Mantecan Marva Buettner takes a deep breath whenever she talks about her brush with death when a 70-foot-high, 100-year-old pine tree destroyed her double-wide mobile home and totaled her Buick La Sabre early last month in Greeley Hill.
It was nothing short of a miracle that no one was killed, she said.
Retired from the San Joaquin County Department of Public Health, Buettner had recently sold her mountain residence and was preparing to move the last of her belongings back to Manteca.
On her way up the hill she had headed for her Stitches Class at the seniors’ building in Greeley Hill arriving at about 10:30 a.m. finding the power had gone out at her home in the Wampum Hill Mobile Home Park due to the high winds.
She had intended to load her car for the last moving trip to Manteca saying she was going to take advantage of the last weekend that she could stay in her “home away from home.”
She said a friend had called her and said that several trees were down and because of that he wouldn’t be over to see her off. She said had he come over they would have shared a dinner right where the tree crashed through her ceiling, undoubtedly killing them both.
Home and without lights at about 4 p.m., she searched for candles to provide at least a minimum amount of light. Finding none she had gone to the Greeley Market to replenish her supply that would carry her through the night.
When she got back and stepped out of her car, she found a small flashlight that she took with her into the mobile home – a flashlight that would be in her left hand when the tree split her home in two.
“I had Swiss steak on the stove cooking and I ate at 5 p.m. Lo and behold the power came back on at 6 p.m. so I blew out the candle. A short time later the lights flickered, so I walked to the kitchen to get another candle and again picked up the small flashlight. On my way to return to the living room, I got as far as the front door when I was hit on the head (by falling debris) and then came a tremendous roar and I was thrown to the floor,” she said.
Buettner said she at first thought it was an earthquake as there was tremendous wind circling and debris flying through the air. She remembers picking herself up and trying the front door which she said was jammed.

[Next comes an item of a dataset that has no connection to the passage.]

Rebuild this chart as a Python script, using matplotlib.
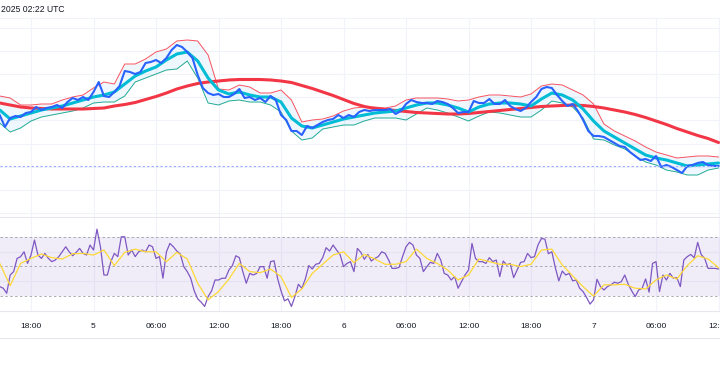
import numpy as np
import matplotlib
matplotlib.use("Agg")
import matplotlib.pyplot as plt
from matplotlib.lines import Line2D

plt.rcParams['font.family'] = ['Liberation Sans', 'DejaVu Sans']

# ---------------- data ----------------
tick_hours = [18, 24, 30, 36, 42, 48, 54, 60, 66, 72, 78, 84]
tick_labels = ["18:00", "5", "06:00", "12:00", "18:00", "6",
               "06:00", "12:00", "18:00", "7", "06:00", "12:00"]

start_hour = 15.0  # day 4, 15:00 UTC

# price, 30-minute steps
price = [85, 73, 82, 84, 83, 87, 88, 93, 90, 92,
         93, 95, 92, 98, 102, 100, 103, 100, 108, 118,
         104, 103, 108, 114, 129, 128, 126, 128, 137, 138,
         140, 137, 142, 150, 155, 153, 148, 142, 125, 112,
         107, 105, 106, 103, 103, 106, 111, 102, 103, 100,
         102, 98, 104, 100, 85, 80, 69, 69, 65, 74,
         72, 75, 78, 80, 81, 85, 82, 85, 83, 88,
         90, 89, 90, 90, 90, 91, 86, 89, 96, 100,
         98, 97, 97, 96, 99, 98, 96, 92, 87, 88,
         88, 99, 97, 97, 101, 96, 96, 100, 94, 91,
         89, 92, 98, 103, 111, 113, 112, 105, 99, 94,
         96, 89, 80, 69, 64, 64, 63, 60, 57, 54,
         53, 48, 44, 40, 41, 39, 44, 33, 35, 33,
         30, 27, 34, 35, 37, 38, 35, 34, 34]

# hourly indicator lines
ma_fast = [90, 81, 84, 87, 90, 92, 94, 97, 100, 103,
           105, 108, 116, 124, 129, 133, 140, 146, 148, 139,
           122, 110, 106, 108, 105, 103, 103, 98, 82, 74,
           72, 75, 78, 81, 83, 85, 87, 88, 89, 92,
           95, 97, 97, 95, 92, 88, 93, 96, 97, 97,
           96, 94, 101, 107, 105, 100, 91, 79, 69, 63,
           57, 51, 45, 42, 40, 37, 34, 35, 36, 37]

ma_slow = [97, 95, 93, 92, 91.5, 91, 91, 91, 91, 91.5,
           92, 94, 95.5, 97.5, 100.5, 103.5, 107, 111, 114, 116.5,
           118, 119, 120, 120.5, 120.5, 120.5, 120, 119, 117.5, 114.5,
           111.5, 108, 104.5, 100.5, 96.5, 93.5, 91.5, 90.5, 89.5, 88.5,
           87.5, 87, 86.5, 86, 86, 86.5, 87.5, 88.5, 89.5, 90.5,
           91.5, 92.5, 93.5, 94, 94.5, 95, 94.5, 93.5, 92, 90,
           88, 85.5, 82.5, 79, 75.5, 71.5, 68, 64.5, 61.5, 57.5]

band_upper = [104, 102, 95, 95, 96, 96, 100, 103, 105, 112,
              118, 116, 136, 136, 141, 148, 151, 159, 160, 159,
              145, 111, 110, 115, 113, 107, 107, 110, 100, 78,
              80, 81, 84, 89, 92, 93, 93, 92, 94, 100,
              102, 102, 102, 101, 99, 100, 103, 105, 105, 104,
              103, 106, 114, 116, 115, 110, 105, 96, 76, 69,
              64, 59, 53, 48, 45, 42, 43, 44, 44, 43]

band_lower = [77, 68, 72, 79, 83, 85, 87, 89, 92, 97,
              98, 98, 104, 118, 122, 126, 130, 131, 139, 122,
              97, 95, 99, 100, 98, 98, 95, 88, 69, 60,
              62, 71, 73, 75, 75, 79, 82, 82, 82, 80,
              86, 92, 90, 87, 83, 79, 84, 88, 87, 85,
              83, 83, 90, 99, 97, 93, 82, 61, 60, 55,
              51, 44, 38, 35, 30, 28, 25, 25, 30, 32]

last_price = 34

# RSI, 20-minute steps
rsi = [36.3, 35.2, 31.8, 44.2, 46.5, 55.5, 56.7, 60, 52.1, 57.8,
       68, 57.8, 55.5, 58.9, 55.5, 53.3, 54.4, 56.7, 60, 63.4,
       60, 57.3, 59.6, 62.3, 58.9, 57.8, 64.6, 61.2, 75.4, 63.4,
       44.2, 44.2, 53.3, 58.9, 56.7, 70.2, 70.2, 57.8, 61.2, 56.7,
       60, 61.2, 60, 64.6, 63.4, 55.5, 56.7, 42, 60, 65.7,
       63.4, 60.5, 58.5, 49.9, 46.5, 42, 33.4, 28, 25.7, 22.8,
       29.5, 33.4, 40.8, 40.8, 42, 42, 47.6, 50.6, 57.3, 56,
       46.5, 38.6, 45.3, 44.2, 45.3, 49.9, 49.9, 42, 53.3, 53.9,
       42, 33.4, 26.6, 28, 22.8, 29.5, 37.9, 35.2, 41.5, 50.6,
       48.3, 51.5, 52.1, 56, 62.8, 60.5, 64.6, 61.2, 58.2, 49.9,
       52.1, 53.3, 46.5, 62.3, 59.6, 54.9, 58.2, 53.7, 55.5, 56.7,
       60, 58.9, 54.4, 48.7, 48.7, 49.4, 56.7, 63.4, 66.4, 64.6,
       57.8, 55.5, 46.5, 49.9, 52.8, 52.1, 58.9, 54.4, 45.3, 44.2,
       40.8, 43.1, 35.2, 39.7, 44.2, 47.6, 65.7, 55.5, 53.3, 53.3,
       52.1, 56, 53.3, 54.4, 43.1, 53.7, 51, 52.1, 42.4, 47.6,
       52.8, 53.3, 58.9, 56, 56.7, 64.6, 69.1, 68.6, 58.7, 60,
       49.2, 40.2, 46.9, 44.2, 45.3, 40.2, 40.8, 35.2, 32.9, 28.9,
       24.4, 27.3, 41.3, 36.3, 34, 36.3, 37.5, 39.3, 38.6, 39.7,
       44.2, 37.9, 33.4, 29.5, 34, 35.2, 41.5, 32.5, 52.1, 53.3,
       32.9, 44.2, 40.8, 45.3, 42, 42.4, 36.3, 54.4, 56.7, 58.2,
       56, 66.4, 58.2, 55.5, 48.7, 48.7, 48.7, 48.3]

# RSI moving average, hourly
rsi_ma = [52.1, 37, 52.1, 55.5, 58.5, 56, 55.1, 58.7, 58.9, 57.8,
          61.2, 50.6, 59.6, 61.8, 60, 60, 53.3, 59.6, 55.1, 38.6,
          27.3, 32.9, 41.5, 52.1, 46.5, 45.8, 48.3, 43.1, 28.9, 34.7,
          45.3, 51.5, 57.8, 60, 52.6, 58.2, 55.1, 51.5, 51.5, 53.3,
          61.8, 55.5, 52.1, 47.6, 40.8, 44.2, 55.1, 53.3, 51.5, 51.5,
          49.9, 51.5, 61.2, 61.8, 51, 43.6, 36.3, 29.8, 37.5, 37.5,
          37.9, 35.2, 34.7, 40.8, 44.2, 41.5, 50.6, 57.3, 55.1, 49.2]

# ---------------- time axes ----------------
t_price = start_hour + 0.5 * np.arange(len(price))
t_hourly = start_hour + np.arange(len(ma_fast))
t_rsi = start_hour + np.arange(len(rsi)) / 3.0
t_rsi_ma = start_hour + np.arange(len(rsi_ma))

W, H = 720, 380
fig = plt.figure(figsize=(W / 100, H / 100), dpi=100)
fig.patch.set_facecolor('white')

ax1 = fig.add_axes([0, 1 - 217 / H, 1, (217 - 18) / H])
ax2 = fig.add_axes([0, 1 - 311 / H, 1, (311 - 218) / H])

xmin = 18 + (0 - 31) / 10.417
xmax = 18 + (720 - 31) / 10.417
grid_c = '#f0f3fa'

for ax in (ax1, ax2):
    ax.set_xlim(xmin, xmax)
    ax.set_facecolor('white')
    ax.set_xticks(tick_hours)
    ax.grid(True, color=grid_c, lw=0.8)
    ax.set_axisbelow(True)
    for s in ('left', 'right', 'top'):
        ax.spines[s].set_visible(False)
    ax.spines['bottom'].set_color('#e6e8ee')
    ax.spines['bottom'].set_linewidth(0.8)
    ax.tick_params(length=0)
    ax.set_yticklabels([])

# ---- price pane ----
ax1.set_ylim(-17, 182)
ax1.set_yticks([172 - 23.1 * k for k in range(9)])
ax1.set_yticklabels([])
ax1.set_xticklabels([])
ax1.fill_between(t_hourly, band_lower, band_upper, color='#2196f3', alpha=0.07, lw=0)
ax1.plot(t_hourly, band_upper, color='#f7525f', lw=0.7)
ax1.plot(t_hourly, band_lower, color='#22ab94', lw=0.7)
ax1.plot(t_hourly, ma_slow, color='#f23645', lw=2.2, solid_capstyle='round')
ax1.plot(t_hourly, ma_fast, color='#00bcd4', lw=2.2, solid_capstyle='round')
ax1.plot(t_price, price, color='#2962ff', lw=1.5)
ax1.axhline(last_price, color='#9fa8ff', lw=0.8, ls=(0, (2, 2)))

# ---- RSI pane ----
ax2.set_ylim(19.7, 83)
ax2.set_yticks([40, 60])
ax2.set_yticklabels([])
ax2.axhspan(30, 70, color='#7e57c2', alpha=0.1, lw=0)
for lvl in (70, 50, 30):
    ax2.axhline(lvl, color='#9598a1', lw=0.7, ls=(0, (2.5, 2.5)), alpha=0.8)
ax2.plot(t_rsi, rsi, color='#7e57c2', lw=0.9)
ax2.plot(t_rsi_ma, rsi_ma, color='#fdd835', lw=0.9)
ax2.set_xticklabels(tick_labels)
ax2.tick_params(axis='x', labelsize=6, labelcolor='#131722', pad=8.5)

# header text and separators
fig.text(1 / W, 1 - 10 / H, "2025 02:22 UTC", fontsize=6.2, color='#131722',
         ha='left', va='center')
fig.add_artist(Line2D([0, 1], [1 - 338 / H] * 2, color='#e6e8ee', lw=0.8))
fig.add_artist(Line2D([0, 1], [1 - 18 / H] * 2, color='#f0f3fa', lw=0.8))

fig.savefig('out.png', dpi=100, facecolor='white')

It was pitch black at 6:30 p.m. so she turned on her flashlight and saw that the tree had crashed through the ceiling just inches from where she had been standing. She saw that the ceiling was caved in and realized she was trapped, She soon saw an opening where the drapes were blowing to the outside and cold air was coming into her home.
She did not have shoes or socks as she made her way to the opening and crawled outside and onto the street.

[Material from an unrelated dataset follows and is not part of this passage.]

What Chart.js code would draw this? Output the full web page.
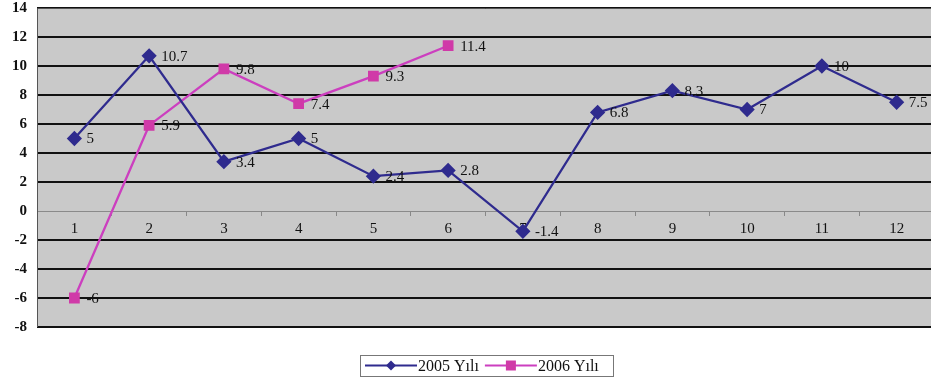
<!DOCTYPE html>
<html>
<head>
<meta charset="utf-8">
<script src="https://cdn.jsdelivr.net/npm/chart.js@4/dist/chart.umd.min.js"></script>
<style>
  html, body { margin: 0; padding: 0; background: #fff; overflow: hidden; }
  #wrap { position: relative; width: 934px; height: 384px; }
</style>
</head>
<body>
<div id="wrap"><canvas id="c" width="934" height="384"></canvas></div>
<script>
const months = ['1', '2', '3', '4', '5', '6', '7', '8', '9', '10', '11', '12'];
const series2005 = [5, 10.7, 3.4, 5, 2.4, 2.8, -1.4, 6.8, 8.3, 7, 10, 7.5];
const series2006 = [-6, 5.9, 9.8, 7.4, 9.3, 11.4, null, null, null, null, null, null];
const seriesNames = ['2005 Yılı', '2006 Yılı'];
const yMin = -8, yMax = 14, yStep = 2;

const SERIF = '"Liberation Serif", "DejaVu Serif", serif';
const NAVY = '#2f2b8e';
const MAGENTA = '#cc3fbf';
const MAGENTA_MARK = '#d03aa8';

// Gray plot background and frame
const plotBackground = {
  id: 'plotBackground',
  beforeDraw(chart) {
    const { ctx, chartArea: a } = chart;
    ctx.save();
    ctx.fillStyle = '#c9c9c9';
    ctx.fillRect(a.left, a.top, a.right - a.left, a.bottom - a.top);
    ctx.restore();
  },
  afterDraw(chart) {
    const { ctx, chartArea: a } = chart;
    ctx.save();
    ctx.strokeStyle = '#555';
    ctx.lineWidth = 1;
    ctx.beginPath();
    ctx.moveTo(a.left + 0.5, a.bottom);
    ctx.lineTo(a.left + 0.5, a.top + 0.5);
    ctx.lineTo(a.right, a.top + 0.5);
    ctx.stroke();
    ctx.restore();
  }
};

// Value labels to the right of every point
const valueLabels = {
  id: 'valueLabels',
  afterDatasetsDraw(chart) {
    const { ctx } = chart;
    ctx.save();
    ctx.font = '15px ' + SERIF;
    ctx.fillStyle = '#111';
    ctx.textBaseline = 'middle';
    ctx.textAlign = 'left';
    chart.data.datasets.forEach((ds, i) => {
      const meta = chart.getDatasetMeta(i);
      meta.data.forEach((pt, j) => {
        const v = ds.data[j];
        if (v === null || v === undefined) return;
        ctx.fillText(String(v), pt.x + 12, pt.y + 1);
      });
    });
    ctx.restore();
  }
};

// Boxed legend with line + marker swatches
const boxLegend = {
  id: 'boxLegend',
  afterDraw(chart) {
    const { ctx } = chart;
    const box = { x: 360, y: 355, w: 253, h: 21 };
    const cy = box.y + box.h / 2;
    ctx.save();
    ctx.fillStyle = '#fff';
    ctx.fillRect(box.x, box.y, box.w, box.h);
    ctx.strokeStyle = '#777';
    ctx.lineWidth = 1;
    ctx.strokeRect(box.x + 0.5, box.y + 0.5, box.w, box.h);
    ctx.font = '16px ' + SERIF;
    ctx.textBaseline = 'middle';
    ctx.fillStyle = '#111';
    let x = box.x + 5;
    chart.data.datasets.forEach((ds, i) => {
      const lineLen = 52;
      ctx.strokeStyle = ds.borderColor;
      ctx.lineWidth = 2;
      ctx.beginPath();
      ctx.moveTo(x, cy);
      ctx.lineTo(x + lineLen, cy);
      ctx.stroke();
      const mx = x + lineLen / 2;
      ctx.fillStyle = ds.pointBackgroundColor;
      if (ds.pointStyle === 'rectRot') {
        ctx.beginPath();
        ctx.moveTo(mx, cy - 5);
        ctx.lineTo(mx + 5, cy);
        ctx.lineTo(mx, cy + 5);
        ctx.lineTo(mx - 5, cy);
        ctx.closePath();
        ctx.fill();
      } else {
        ctx.fillRect(mx - 5, cy - 5, 10, 10);
      }
      ctx.fillStyle = '#111';
      ctx.fillText(ds.label, x + lineLen + 1, cy + 1);
      x += lineLen + 1 + ctx.measureText(ds.label).width + 6;
    });
    ctx.restore();
  }
};

function noPadding(scale) {
  scale.paddingTop = 0;
  scale.paddingBottom = 0;
  scale.paddingLeft = 0;
  scale.paddingRight = 0;
}

new Chart(document.getElementById('c'), {
  type: 'line',
  data: {
    labels: months,
    datasets: [
      {
        label: seriesNames[0],
        data: series2005,
        borderColor: NAVY,
        backgroundColor: NAVY,
        pointBackgroundColor: NAVY,
        pointBorderColor: NAVY,
        pointStyle: 'rectRot',
        pointRadius: 6,
        borderWidth: 2.3,
        tension: 0
      },
      {
        label: seriesNames[1],
        data: series2006,
        borderColor: MAGENTA,
        backgroundColor: MAGENTA_MARK,
        pointBackgroundColor: MAGENTA_MARK,
        pointBorderColor: MAGENTA_MARK,
        pointStyle: 'rect',
        pointRadius: 6,
        borderWidth: 2.3,
        tension: 0,
        spanGaps: false
      }
    ]
  },
  options: {
    responsive: false,
    animation: false,
    events: [],
    layout: { autoPadding: false, padding: { top: 8, bottom: 57, left: 0, right: 0 } },
    plugins: {
      legend: { display: false },
      tooltip: { enabled: false },
      title: { display: false }
    },
    scales: {
      x: {
        position: { y: 0 },
        offset: true,
        afterFit: noPadding,
        grid: {
          display: true,
          offset: true,
          drawOnChartArea: false,
          drawTicks: true,
          tickLength: 4,
          color: '#888'
        },
        border: { display: true, color: '#8a8a8a', width: 1 },
        ticks: {
          color: '#111',
          font: { family: SERIF, size: 15 },
          padding: 5,
          maxRotation: 0,
          autoSkip: false
        }
      },
      y: {
        min: yMin,
        max: yMax,
        afterFit(scale) { scale.width = 37; noPadding(scale); },
        ticks: {
          stepSize: yStep,
          color: '#111',
          font: { family: SERIF, size: 15, weight: 'bold' },
          padding: 10
        },
        grid: {
          drawTicks: false,
          color: ctx => (ctx.tick && ctx.tick.value === 0) ? 'rgba(0,0,0,0)' : '#111',
          lineWidth: ctx => (ctx.tick && ctx.tick.value === 0) ? 0 : 2
        },
        border: { display: false }
      }
    }
  },
  plugins: [plotBackground, valueLabels, boxLegend]
});
</script>
</body>
</html>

“My thoughts were that I would probably have to break a window and that would have been bad with no shoes and broken glass. The two large front windows were shattered. I thought later that if that tree would have had branches I wouldn’t be alive today,” she recalled.
Her 2002 Buick La Sabre was parked in the attached carport and was totaled by the tree that struck the rear of the passenger area and the trunk. A neighbor offered her the keys to an extra car he had by his mobile home. Another neighbor provided her with a pair of pajamas and a pair of slippers having taken her to her home so she could make necessary telephone calls. Two men living nearby were quick to shut off the propane tanks to prevent any chance of fire as well as cutting the water and the power sources.
“It was devastating to see the damage to my coach, but I just had to focus and feel that I was so blessed to be alive. With the destruction of two coaches and no injuries it was a miracle to be alive,” she said.
The next morning two men tried her back door which was locked and she told them to crawl to her car for extra keys. They were able to unlock the door and retrieve her purse and valuables.
As a widow living by herself she said it was definitely “A December to Remember” having to deal with homeowner insurance, coach demolition, and tree removal, car insurance, car repair, new vehicle, moving of furniture, the cancellation of the sale of the coach and Christmas.